Aim:
Drop the pictures and give back word for word the lines from the line holding "Write a Python" to the line holding "BLUE = '#4a7ebb'", both included.

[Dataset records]

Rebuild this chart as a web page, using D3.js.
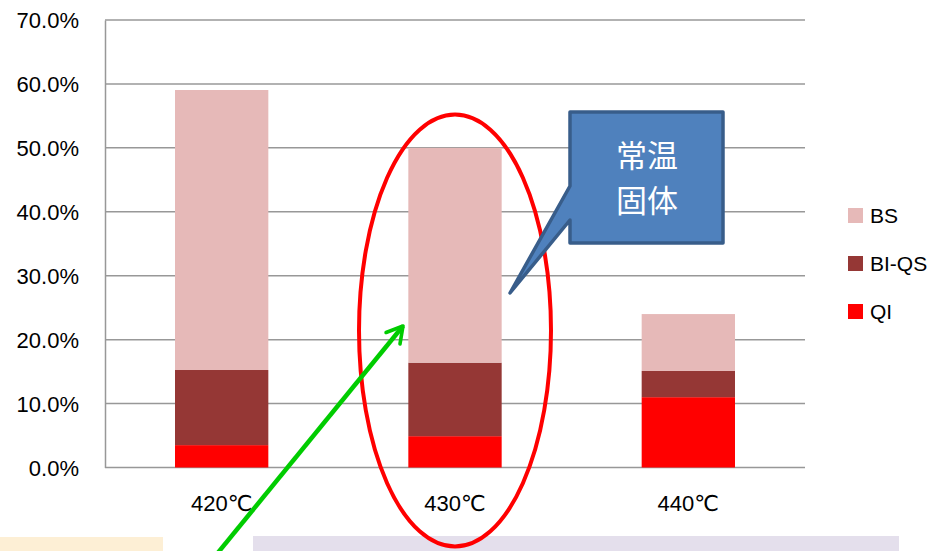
<!DOCTYPE html>
<html>
<head>
<meta charset="utf-8">
<script src="https://cdn.jsdelivr.net/npm/d3@7/dist/d3.min.js"></script>
<style>
  html, body { margin: 0; padding: 0; background: #fff; }
  svg { display: block; }
  text { font-family: "Liberation Sans", Arial, "DejaVu Sans", sans-serif; fill: #000; }
</style>
</head>
<body>
<svg id="chart" width="931" height="551"></svg>
<script>
// Temperature categories
const categories = ["420℃", "430℃", "440℃"];
// Stacked component shares (percent), bottom to top
const seriesNames = ["QI", "BI-QS", "BS"];
const qiValues   = [3.5, 4.9, 11.0];
const biqsValues = [11.75, 11.5, 4.1];
const bsValues   = [43.8, 33.6, 8.9];
const yTicks = [0, 10, 20, 30, 40, 50, 60, 70];
const legendOrder = ["BS", "BI-QS", "QI"];
const colors = { "QI": "#FF0000", "BI-QS": "#953735", "BS": "#E6B9B8" };
const calloutLines = ["常温", "固体"];

const svg = d3.select("#chart");

// Background panels along the bottom edge
svg.append("rect").attr("x", 0).attr("y", 537).attr("width", 163).attr("height", 14).attr("fill", "#FDEFD5");
svg.append("rect").attr("x", 253).attr("y", 536).attr("width", 646).attr("height", 15).attr("fill", "#E4DFEC");

const plot = { left: 105, right: 805, top: 20, bottom: 467.5 };

const x = d3.scaleBand().domain(categories).range([plot.left, plot.right]).paddingInner(0.6).paddingOuter(0.3);
const y = d3.scaleLinear().domain([0, 70]).range([plot.bottom, plot.top]);

// Horizontal gridlines
svg.append("g").selectAll("line").data(yTicks).join("line")
  .attr("x1", plot.left).attr("x2", plot.right)
  .attr("y1", d => y(d)).attr("y2", d => y(d))
  .attr("stroke", "#989898").attr("stroke-width", 1.5);

// Value axis
const yAxis = svg.append("g").attr("transform", `translate(${plot.left},0)`)
  .call(d3.axisLeft(y).tickValues(yTicks).tickSize(0).tickPadding(26).tickFormat(d => d.toFixed(1) + "%"));
yAxis.select(".domain").attr("stroke", "#989898").attr("stroke-width", 1.5);
yAxis.selectAll("text").style("font-size", "22px").attr("dy", "0.36em")
  .style("font-family", "'Liberation Sans', Arial, sans-serif");

// Stacked bars
const rows = categories.map((c, i) => ({ cat: c, "QI": qiValues[i], "BI-QS": biqsValues[i], "BS": bsValues[i] }));
const stacked = d3.stack().keys(seriesNames)(rows);

svg.append("g").selectAll("g").data(stacked).join("g")
  .attr("fill", d => colors[d.key])
  .selectAll("rect").data(d => d).join("rect")
  .attr("x", d => x(d.data.cat))
  .attr("width", x.bandwidth())
  .attr("y", d => y(d[1]))
  .attr("height", d => y(d[0]) - y(d[1]));

// Category labels
svg.append("g").selectAll("text").data(categories).join("text")
  .attr("x", d => x(d) + x.bandwidth() / 2)
  .attr("y", 511)
  .attr("text-anchor", "middle")
  .style("font-size", "22px")
  .text(d => d);

// Legend
const legend = svg.append("g").selectAll("g").data(legendOrder).join("g")
  .attr("transform", (d, i) => `translate(848,${208 + i * 48})`);
legend.append("rect").attr("width", 15).attr("height", 15).attr("fill", d => colors[d]);
legend.append("text").attr("x", 22).attr("y", 7.5).attr("dy", "0.36em")
  .style("font-size", "21px").text(d => d);

// Highlight ellipse around the 430℃ bar
svg.append("ellipse")
  .attr("cx", x(categories[1]) + x.bandwidth() / 2).attr("cy", 330.5)
  .attr("rx", 96).attr("ry", 216)
  .attr("fill", "none").attr("stroke", "#FF0000").attr("stroke-width", 4);

// Callout box with pointer
const callout = svg.append("g");
callout.append("path")
  .attr("d", "M570,112 L723,112 L723,243 L570,243 L570,220 L510,293 L570,186 Z")
  .attr("fill", "#4F81BD").attr("stroke", "#385D8A").attr("stroke-width", 3.5)
  .attr("stroke-linejoin", "round");
callout.selectAll("text").data(calloutLines).join("text")
  .attr("x", 647).attr("y", (d, i) => 156 + i * 45)
  .attr("dy", "0.36em")
  .attr("text-anchor", "middle")
  .style("font-family", "'Noto Sans CJK JP', 'Noto Sans CJK SC', sans-serif")
  .style("font-size", "31px").style("fill", "#fff")
  .text(d => d);

// Green pointer arrow
svg.append("defs").append("marker")
  .attr("id", "openArrow").attr("viewBox", "0 0 10 10")
  .attr("refX", 8).attr("refY", 5)
  .attr("markerWidth", 5).attr("markerHeight", 5)
  .attr("markerUnits", "strokeWidth")
  .attr("orient", "auto")
  .append("path").attr("d", "M1,1 L8,5 L1,9")
  .attr("fill", "none").attr("stroke", "#00CC00").attr("stroke-width", 1.6)
  .attr("stroke-linecap", "round").attr("stroke-linejoin", "round");
svg.append("line")
  .attr("x1", 212).attr("y1", 560).attr("x2", 403).attr("y2", 326)
  .attr("stroke", "#00CC00").attr("stroke-width", 4.5)
  .attr("marker-end", "url(#openArrow)");
</script>
</body>
</html>
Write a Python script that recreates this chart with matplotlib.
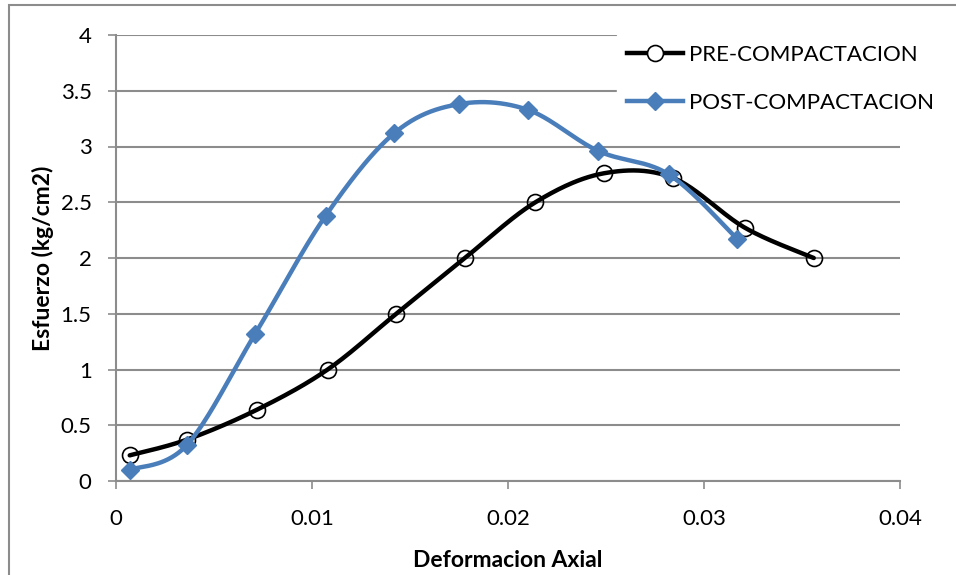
import matplotlib
matplotlib.use('Agg')
import matplotlib.pyplot as plt
from matplotlib.lines import Line2D
from matplotlib.patches import Rectangle
import numpy as np

plt.rcParams['font.family'] = ['Lato', 'DejaVu Sans']

# values
pre_x = [0.0007, 0.0036, 0.0072, 0.0108, 0.0143, 0.0178, 0.0214, 0.0249, 0.0284, 0.0321, 0.0356]
pre_y = [0.23, 0.37, 0.64, 1.00, 1.50, 2.00, 2.50, 2.76, 2.72, 2.27, 2.00]
post_x = [0.0007, 0.0036, 0.0071, 0.0107, 0.0142, 0.0175, 0.0210, 0.0246, 0.0282, 0.0317]
post_y = [0.10, 0.32, 1.32, 2.38, 3.12, 3.38, 3.33, 2.96, 2.75, 2.17]

xticks = [0, 0.01, 0.02, 0.03, 0.04]
xtick_labels = ['0', '0.01', '0.02', '0.03', '0.04']
yticks = [0, 0.5, 1, 1.5, 2, 2.5, 3, 3.5, 4]
ytick_labels = ['0', '0.5', '1', '1.5', '2', '2.5', '3', '3.5', '4']

GRAY = '#8c8c8c'
BLUE = '#4a7ebb'


def smooth(xs, ys, n=40):
    # excel-style smoothed line: cubic bezier through each point
    # scale to a box so the tangents behave like on screen
    p = np.column_stack([np.array(xs) / 0.04 * 784, np.array(ys) / 4 * 446])
    out = [p[0]]
    for i in range(len(p) - 1):
        p0 = p[i - 1] if i > 0 else p[i]
        p3 = p[i + 2] if i + 2 < len(p) else p[i + 1]
        c1 = p[i] + (p[i + 1] - p0) / 6
        c2 = p[i + 1] - (p3 - p[i]) / 6
        t = np.linspace(0, 1, n)[1:, None]
        seg = ((1 - t) ** 3 * p[i] + 3 * (1 - t) ** 2 * t * c1
               + 3 * (1 - t) * t ** 2 * c2 + t ** 3 * p[i + 1])
        out.extend(seg)
    out = np.array(out)
    return out[:, 0] / 784 * 0.04, out[:, 1] / 446 * 4


fig = plt.figure(figsize=(9.56, 5.75), dpi=100)
ax = fig.add_axes([116 / 956, 1 - 481 / 575, 784 / 956, 446 / 575])

fig.patches.append(Rectangle((9 / 956, -0.05), 1.2, 1 - 5 / 575 + 0.05,
                             transform=fig.transFigure, fill=False,
                             edgecolor=GRAY, linewidth=1.5))

sx, sy = smooth(pre_x, pre_y)
ax.plot(sx, sy, color='black', lw=3.2, zorder=3, solid_capstyle='round')
ax.plot(pre_x, pre_y, ls='none', marker='o', ms=11.5, mfc='none', mec='black',
        mew=1.2, zorder=4)

sx, sy = smooth(post_x, post_y)
ax.plot(sx, sy, color=BLUE, lw=3.2, zorder=5, solid_capstyle='round')
ax.plot(post_x, post_y, ls='none', marker='D', ms=9, color=BLUE, zorder=6)

ax.set_xlim(0, 0.04)
ax.set_ylim(0, 4)
ax.set_xticks(xticks)
ax.set_xticklabels(xtick_labels)
ax.set_yticks(yticks)
ax.set_yticklabels(ytick_labels)
ax.yaxis.grid(True, color=GRAY, lw=1.5)
ax.set_axisbelow(True)
for s in ['top', 'right']:
    ax.spines[s].set_visible(False)
for s in ['left', 'bottom']:
    ax.spines[s].set_color(GRAY)
    ax.spines[s].set_linewidth(1.5)
ax.tick_params(direction='out', length=5.5, width=1.2, color=GRAY,
               labelsize=16)
ax.tick_params(axis='x', pad=15)
ax.tick_params(axis='y', pad=12)

ax.set_xlabel('Deformacion Axial', fontsize=16.5, fontweight='bold', labelpad=15)
ax.set_ylabel('Esfuerzo (kg/cm2)', fontsize=16.5, fontweight='bold', labelpad=5)

handles = [
    Line2D([], [], color='black', lw=3.2, marker='o', ms=11.5, mfc='white',
           mec='black', mew=1.2),
    Line2D([], [], color=BLUE, lw=3.2, marker='D', ms=9),
]
leg = fig.legend(handles, ['PRE-COMPACTACION', 'POST-COMPACTACION'],
                 loc='upper left', bbox_to_anchor=(617 / 956, 1 - 35 / 575),
                 frameon=True, fancybox=False, edgecolor='white', framealpha=1,
                 fontsize=16, handlelength=2.5, labelspacing=1.27,
                 handletextpad=0.3, borderpad=0.45, borderaxespad=0)
leg.set_zorder(10)

fig.savefig('out.png', dpi=100)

Solution to the exercise:
Write a Python script that recreates this chart with matplotlib.
import matplotlib
matplotlib.use('Agg')
import matplotlib.pyplot as plt
from matplotlib.lines import Line2D
from matplotlib.patches import Rectangle
import numpy as np

plt.rcParams['font.family'] = ['Lato', 'DejaVu Sans']

# values
pre_x = [0.0007, 0.0036, 0.0072, 0.0108, 0.0143, 0.0178, 0.0214, 0.0249, 0.0284, 0.0321, 0.0356]
pre_y = [0.23, 0.37, 0.64, 1.00, 1.50, 2.00, 2.50, 2.76, 2.72, 2.27, 2.00]
post_x = [0.0007, 0.0036, 0.0071, 0.0107, 0.0142, 0.0175, 0.0210, 0.0246, 0.0282, 0.0317]
post_y = [0.10, 0.32, 1.32, 2.38, 3.12, 3.38, 3.33, 2.96, 2.75, 2.17]

xticks = [0, 0.01, 0.02, 0.03, 0.04]
xtick_labels = ['0', '0.01', '0.02', '0.03', '0.04']
yticks = [0, 0.5, 1, 1.5, 2, 2.5, 3, 3.5, 4]
ytick_labels = ['0', '0.5', '1', '1.5', '2', '2.5', '3', '3.5', '4']

GRAY = '#8c8c8c'
BLUE = '#4a7ebb'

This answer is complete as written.